Written exercise: For each line below that contains the string "this", copy that line.

Data records:
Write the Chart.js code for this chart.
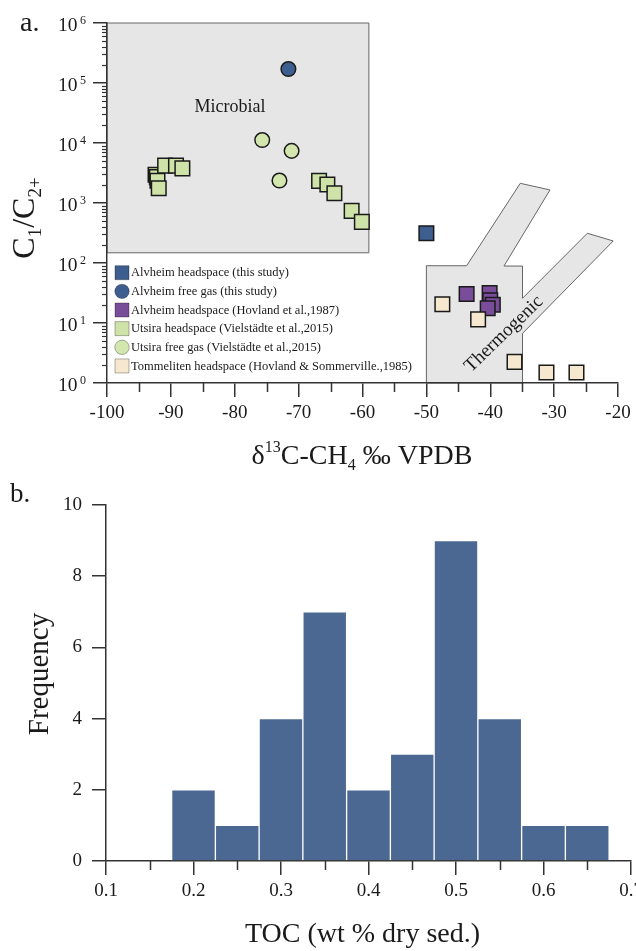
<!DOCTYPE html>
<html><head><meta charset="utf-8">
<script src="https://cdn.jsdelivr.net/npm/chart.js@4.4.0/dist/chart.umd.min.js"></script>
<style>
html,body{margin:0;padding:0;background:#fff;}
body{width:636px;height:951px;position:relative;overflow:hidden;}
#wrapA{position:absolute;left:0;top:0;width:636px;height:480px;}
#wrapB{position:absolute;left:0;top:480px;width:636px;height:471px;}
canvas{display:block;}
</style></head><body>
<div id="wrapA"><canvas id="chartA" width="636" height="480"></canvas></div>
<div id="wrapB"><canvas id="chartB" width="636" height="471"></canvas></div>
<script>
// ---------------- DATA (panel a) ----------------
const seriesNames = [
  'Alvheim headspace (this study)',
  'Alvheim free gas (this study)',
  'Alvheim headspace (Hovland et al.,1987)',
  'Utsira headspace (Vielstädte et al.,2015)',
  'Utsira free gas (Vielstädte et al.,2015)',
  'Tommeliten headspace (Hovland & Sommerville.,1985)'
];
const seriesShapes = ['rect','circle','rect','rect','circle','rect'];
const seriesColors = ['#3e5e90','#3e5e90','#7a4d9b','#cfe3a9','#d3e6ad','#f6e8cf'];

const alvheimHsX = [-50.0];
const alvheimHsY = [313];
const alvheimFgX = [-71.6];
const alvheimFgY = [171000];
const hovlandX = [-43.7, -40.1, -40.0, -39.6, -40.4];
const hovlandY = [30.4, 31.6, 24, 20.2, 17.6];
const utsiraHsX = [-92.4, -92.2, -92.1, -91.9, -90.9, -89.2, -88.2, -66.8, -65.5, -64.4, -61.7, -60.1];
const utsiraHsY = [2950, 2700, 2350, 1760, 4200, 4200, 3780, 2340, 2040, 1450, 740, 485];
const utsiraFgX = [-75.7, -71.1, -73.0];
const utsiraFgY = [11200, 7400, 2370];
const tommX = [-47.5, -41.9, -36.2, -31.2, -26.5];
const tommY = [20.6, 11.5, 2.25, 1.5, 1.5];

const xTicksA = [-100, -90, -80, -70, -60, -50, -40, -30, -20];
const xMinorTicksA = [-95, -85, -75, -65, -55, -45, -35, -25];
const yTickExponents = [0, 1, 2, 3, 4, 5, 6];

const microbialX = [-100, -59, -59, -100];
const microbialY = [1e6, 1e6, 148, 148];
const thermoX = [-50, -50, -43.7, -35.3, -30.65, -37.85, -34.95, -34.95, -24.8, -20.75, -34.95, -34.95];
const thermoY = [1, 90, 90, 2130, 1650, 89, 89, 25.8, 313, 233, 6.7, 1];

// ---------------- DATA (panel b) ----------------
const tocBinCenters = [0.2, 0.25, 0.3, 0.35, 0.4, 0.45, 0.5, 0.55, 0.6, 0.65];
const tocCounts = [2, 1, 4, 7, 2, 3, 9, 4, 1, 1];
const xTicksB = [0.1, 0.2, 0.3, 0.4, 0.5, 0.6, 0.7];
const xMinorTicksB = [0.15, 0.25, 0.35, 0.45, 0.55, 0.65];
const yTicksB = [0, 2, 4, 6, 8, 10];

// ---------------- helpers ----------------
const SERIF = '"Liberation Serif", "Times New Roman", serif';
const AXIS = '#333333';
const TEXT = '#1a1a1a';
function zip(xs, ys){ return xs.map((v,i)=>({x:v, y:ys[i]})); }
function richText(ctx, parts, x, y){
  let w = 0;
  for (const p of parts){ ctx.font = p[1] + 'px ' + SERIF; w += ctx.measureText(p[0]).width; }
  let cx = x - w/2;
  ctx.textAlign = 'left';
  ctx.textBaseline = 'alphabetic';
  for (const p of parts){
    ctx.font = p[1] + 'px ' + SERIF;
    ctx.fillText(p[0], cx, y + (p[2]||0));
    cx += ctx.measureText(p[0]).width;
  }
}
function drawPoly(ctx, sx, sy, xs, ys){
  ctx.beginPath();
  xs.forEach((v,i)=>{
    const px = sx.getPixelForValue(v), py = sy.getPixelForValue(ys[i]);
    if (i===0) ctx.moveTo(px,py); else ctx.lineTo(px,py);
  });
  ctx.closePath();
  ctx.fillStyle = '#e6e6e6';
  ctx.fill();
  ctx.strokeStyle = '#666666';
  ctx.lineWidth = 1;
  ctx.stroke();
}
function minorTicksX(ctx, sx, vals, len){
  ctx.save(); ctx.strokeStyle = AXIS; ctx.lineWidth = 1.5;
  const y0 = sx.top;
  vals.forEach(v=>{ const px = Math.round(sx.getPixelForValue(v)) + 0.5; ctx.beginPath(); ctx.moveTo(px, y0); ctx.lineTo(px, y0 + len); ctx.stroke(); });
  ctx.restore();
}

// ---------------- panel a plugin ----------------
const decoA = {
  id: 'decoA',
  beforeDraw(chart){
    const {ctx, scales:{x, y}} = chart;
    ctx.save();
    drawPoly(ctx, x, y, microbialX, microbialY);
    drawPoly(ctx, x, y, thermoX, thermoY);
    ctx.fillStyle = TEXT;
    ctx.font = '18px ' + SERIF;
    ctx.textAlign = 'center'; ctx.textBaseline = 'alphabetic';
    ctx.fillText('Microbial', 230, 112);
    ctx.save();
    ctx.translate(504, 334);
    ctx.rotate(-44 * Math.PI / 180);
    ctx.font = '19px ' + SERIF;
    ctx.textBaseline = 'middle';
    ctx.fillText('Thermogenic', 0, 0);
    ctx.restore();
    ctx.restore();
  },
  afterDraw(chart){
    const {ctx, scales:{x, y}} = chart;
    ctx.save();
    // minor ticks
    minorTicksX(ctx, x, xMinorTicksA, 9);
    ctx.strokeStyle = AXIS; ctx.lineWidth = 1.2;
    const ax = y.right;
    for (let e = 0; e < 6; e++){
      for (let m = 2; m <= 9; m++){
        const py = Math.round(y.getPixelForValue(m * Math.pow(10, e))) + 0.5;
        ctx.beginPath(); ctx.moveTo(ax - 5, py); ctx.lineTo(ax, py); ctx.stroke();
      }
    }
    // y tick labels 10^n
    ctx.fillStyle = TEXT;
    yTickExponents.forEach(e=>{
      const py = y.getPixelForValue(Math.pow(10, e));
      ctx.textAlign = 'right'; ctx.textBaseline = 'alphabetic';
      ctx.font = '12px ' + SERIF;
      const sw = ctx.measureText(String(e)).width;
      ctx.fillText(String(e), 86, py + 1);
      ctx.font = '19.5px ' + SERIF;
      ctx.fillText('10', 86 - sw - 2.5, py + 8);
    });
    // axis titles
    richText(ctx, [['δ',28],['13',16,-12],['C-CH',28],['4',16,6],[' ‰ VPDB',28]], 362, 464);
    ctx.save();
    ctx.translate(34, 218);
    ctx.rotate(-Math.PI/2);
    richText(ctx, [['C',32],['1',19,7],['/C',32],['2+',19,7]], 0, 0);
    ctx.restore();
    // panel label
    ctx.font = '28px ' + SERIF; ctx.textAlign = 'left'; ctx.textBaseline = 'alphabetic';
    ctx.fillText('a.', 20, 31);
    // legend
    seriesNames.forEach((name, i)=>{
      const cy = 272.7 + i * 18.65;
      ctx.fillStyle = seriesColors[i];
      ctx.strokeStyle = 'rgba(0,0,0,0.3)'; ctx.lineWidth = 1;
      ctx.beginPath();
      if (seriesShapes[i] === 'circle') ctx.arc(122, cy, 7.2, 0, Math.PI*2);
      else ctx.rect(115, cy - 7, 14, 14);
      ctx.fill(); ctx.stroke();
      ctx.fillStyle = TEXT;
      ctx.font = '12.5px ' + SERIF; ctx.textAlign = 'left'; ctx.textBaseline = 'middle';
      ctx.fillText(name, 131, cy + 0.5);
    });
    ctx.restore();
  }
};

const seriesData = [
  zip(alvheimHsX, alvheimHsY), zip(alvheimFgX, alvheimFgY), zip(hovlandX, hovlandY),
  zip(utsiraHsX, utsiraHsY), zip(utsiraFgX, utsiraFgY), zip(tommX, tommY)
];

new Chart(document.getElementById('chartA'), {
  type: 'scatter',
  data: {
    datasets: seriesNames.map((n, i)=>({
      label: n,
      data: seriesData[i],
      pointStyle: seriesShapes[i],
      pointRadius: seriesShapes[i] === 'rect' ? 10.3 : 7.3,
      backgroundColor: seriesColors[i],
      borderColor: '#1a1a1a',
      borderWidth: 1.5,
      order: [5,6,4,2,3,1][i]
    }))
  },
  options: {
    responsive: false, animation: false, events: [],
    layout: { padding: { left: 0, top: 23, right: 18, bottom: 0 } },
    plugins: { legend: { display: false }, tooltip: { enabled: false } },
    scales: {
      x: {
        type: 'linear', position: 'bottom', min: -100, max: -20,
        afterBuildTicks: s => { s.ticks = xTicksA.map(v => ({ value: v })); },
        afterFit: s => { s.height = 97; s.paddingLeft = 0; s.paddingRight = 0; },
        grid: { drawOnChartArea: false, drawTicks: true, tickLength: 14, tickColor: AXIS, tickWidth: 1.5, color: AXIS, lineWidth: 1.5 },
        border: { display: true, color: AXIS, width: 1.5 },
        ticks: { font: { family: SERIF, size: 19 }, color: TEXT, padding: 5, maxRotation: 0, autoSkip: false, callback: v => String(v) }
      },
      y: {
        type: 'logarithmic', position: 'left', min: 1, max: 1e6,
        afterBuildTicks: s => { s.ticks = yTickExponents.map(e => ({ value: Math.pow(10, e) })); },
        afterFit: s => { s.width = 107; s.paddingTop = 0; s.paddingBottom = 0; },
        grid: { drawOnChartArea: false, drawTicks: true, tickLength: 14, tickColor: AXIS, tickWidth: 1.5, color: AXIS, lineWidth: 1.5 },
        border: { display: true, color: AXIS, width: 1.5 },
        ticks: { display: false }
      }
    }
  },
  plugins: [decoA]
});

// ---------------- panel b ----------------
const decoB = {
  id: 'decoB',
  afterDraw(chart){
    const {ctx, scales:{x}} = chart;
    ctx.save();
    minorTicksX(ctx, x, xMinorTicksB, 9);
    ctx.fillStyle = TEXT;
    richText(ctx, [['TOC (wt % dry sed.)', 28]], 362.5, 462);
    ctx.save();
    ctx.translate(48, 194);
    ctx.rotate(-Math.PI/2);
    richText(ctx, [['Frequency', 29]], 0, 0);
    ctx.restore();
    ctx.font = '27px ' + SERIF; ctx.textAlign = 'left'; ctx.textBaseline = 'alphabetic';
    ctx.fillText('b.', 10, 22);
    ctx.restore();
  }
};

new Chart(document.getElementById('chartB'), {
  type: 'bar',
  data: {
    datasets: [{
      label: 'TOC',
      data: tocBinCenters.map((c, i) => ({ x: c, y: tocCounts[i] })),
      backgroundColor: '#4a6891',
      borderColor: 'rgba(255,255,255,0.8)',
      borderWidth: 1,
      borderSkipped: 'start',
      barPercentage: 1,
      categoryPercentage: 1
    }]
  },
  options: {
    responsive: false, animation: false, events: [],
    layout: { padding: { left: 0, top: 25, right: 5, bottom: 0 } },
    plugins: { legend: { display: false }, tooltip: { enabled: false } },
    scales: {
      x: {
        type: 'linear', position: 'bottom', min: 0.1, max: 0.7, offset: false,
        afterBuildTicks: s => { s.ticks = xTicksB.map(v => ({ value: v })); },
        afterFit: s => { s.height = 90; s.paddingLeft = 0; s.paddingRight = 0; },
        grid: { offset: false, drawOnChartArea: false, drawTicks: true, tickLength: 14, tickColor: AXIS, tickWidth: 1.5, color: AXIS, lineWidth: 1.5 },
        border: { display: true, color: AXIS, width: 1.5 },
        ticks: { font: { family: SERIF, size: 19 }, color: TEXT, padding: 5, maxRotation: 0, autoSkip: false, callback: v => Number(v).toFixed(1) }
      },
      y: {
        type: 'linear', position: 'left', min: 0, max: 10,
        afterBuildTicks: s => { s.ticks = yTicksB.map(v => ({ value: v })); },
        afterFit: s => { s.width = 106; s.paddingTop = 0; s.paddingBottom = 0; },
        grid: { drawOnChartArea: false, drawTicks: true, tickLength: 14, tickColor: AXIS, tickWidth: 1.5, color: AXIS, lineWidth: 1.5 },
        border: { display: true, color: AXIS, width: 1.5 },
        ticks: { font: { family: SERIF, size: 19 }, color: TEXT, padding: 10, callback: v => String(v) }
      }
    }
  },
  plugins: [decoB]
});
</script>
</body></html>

--

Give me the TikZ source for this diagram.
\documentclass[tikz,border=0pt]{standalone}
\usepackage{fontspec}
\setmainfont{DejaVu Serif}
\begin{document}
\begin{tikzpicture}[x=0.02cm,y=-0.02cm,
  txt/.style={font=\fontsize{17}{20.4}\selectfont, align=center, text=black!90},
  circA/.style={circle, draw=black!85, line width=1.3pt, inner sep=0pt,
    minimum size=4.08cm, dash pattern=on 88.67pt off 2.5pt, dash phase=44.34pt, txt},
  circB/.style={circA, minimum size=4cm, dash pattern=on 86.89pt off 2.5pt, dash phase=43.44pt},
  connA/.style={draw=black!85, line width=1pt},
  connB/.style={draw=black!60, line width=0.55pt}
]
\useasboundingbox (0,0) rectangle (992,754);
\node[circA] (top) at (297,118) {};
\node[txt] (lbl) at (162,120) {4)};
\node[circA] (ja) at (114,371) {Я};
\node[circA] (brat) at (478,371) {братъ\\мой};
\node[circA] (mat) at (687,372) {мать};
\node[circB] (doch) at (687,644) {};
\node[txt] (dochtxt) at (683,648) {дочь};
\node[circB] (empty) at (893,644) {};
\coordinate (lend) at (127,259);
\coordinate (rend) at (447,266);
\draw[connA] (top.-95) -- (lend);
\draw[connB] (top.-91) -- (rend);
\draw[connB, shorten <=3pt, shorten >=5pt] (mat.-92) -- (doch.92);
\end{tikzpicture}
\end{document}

Solved problem:
Write the Chart.js code for this chart.
  'Alvheim headspace (this study)',
  'Alvheim free gas (this study)',
Give me the TikZ source for this diagram.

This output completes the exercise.